Nope. That's not what is happening.

What was offered is directions to expand the set in a way that creates a connected story rather than a set of adventures that are designed to teach how to DM to multiple people. The set as designed is to maximize the experience for everyone, not to be a complete campaign.
Did you even read what I wrote, or like most just select part to reply to to tell me I am wrong?
 

I'm going to be honest and maybe a little bit harsh here- new players aren't stupid.
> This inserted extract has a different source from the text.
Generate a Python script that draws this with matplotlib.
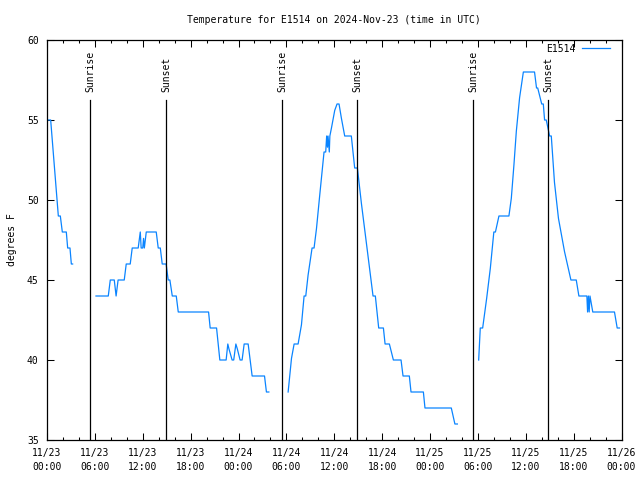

I see a trend of underestimating their creativity and ability to think outside the box that just doesn't hold up very well in play, at least in my experience.
The first time I ran Heroes of the Borderlands, I had a TPK with the giant spider encounter in the forest (two giant spiders against three level 1 characters, who were all newbie-ish with RPGs or D&D) and didn't know to focus fire and all of whom started off trapped in the webs.

The second time I ran the boxed set, for a different group, that encounter randomly turned up again and I was smart enough to remove one of the giant spiders from the start, but it was still a tough encounter for level one characters, several of whom started off trapped.

I am not underestimating newbies. The boxed set in actual play has a number of overtuned encounters.